La musica non spicca per individualità. Visto che questo è quel che ci vien detto non possiamo pensarla che come musica armena; il che, trasportandoci in Italia dovrebbe voler dire musica italiana senza Monteverdi, senza Anerio, senza Caldara e, via via, Leoncavallo, Martucci, Nono, per non scomodare i maggiori.
Non posso dire di non trovare il tuo linguaggio abbastanza ermetico, ma questo articolo presenta per me grande interesse, perché Jordi Savall* è per me da anni quel che si dice “un mito”, come sua moglie, Montserrat Figueras, che era mia coetanea.

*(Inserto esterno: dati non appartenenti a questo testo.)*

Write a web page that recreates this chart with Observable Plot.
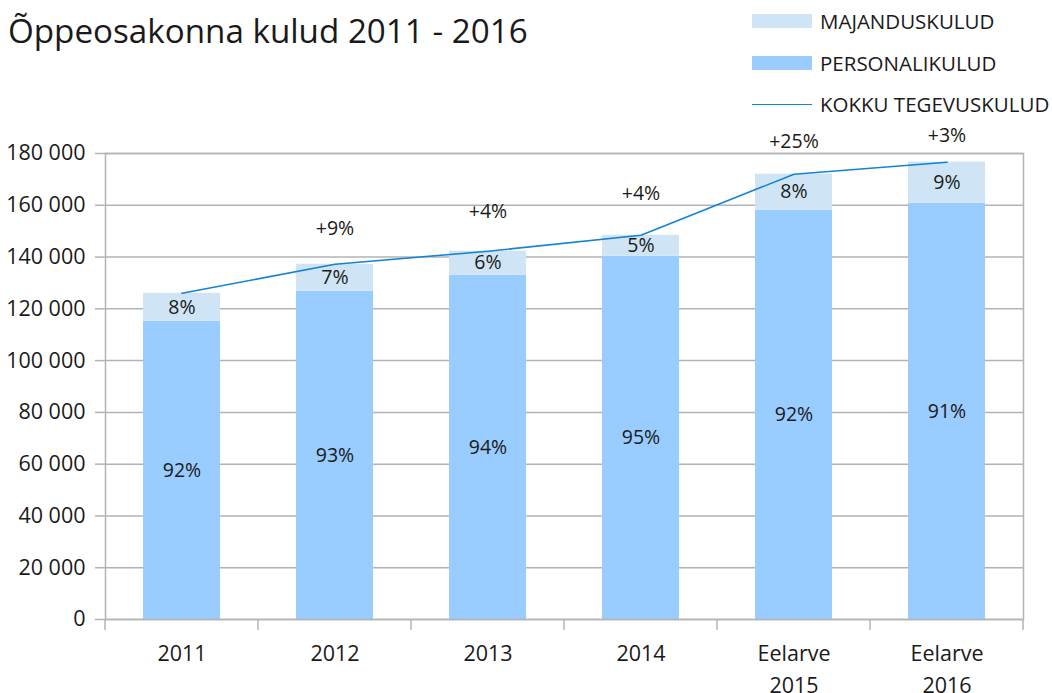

Ascoltare la musica armena mi sarebbe piaciuto non poco.
Peccato non rientrare fra quei “pessimati” ( devo adottare il tuo neologismo.. è dall’infanzia che non ne creo più )
Chissà che su you tube non si trovi qualcosa.
Comunque, nella mia ignoranza crassa, conoscevo il duduk: stupisci.. ma io sono curiosa di tante, troppe cose, e appena posso approfondisco.
Salvo poi dimenticare regolarmente due terzi di quanto ho scoperto o creduto di imparare.
Ma gli stimoli non si buttano via mai, per quanto possibile.
* Proto romanticismo, eh?
Sono molto contenta di averti scovato e letto qui, stasera.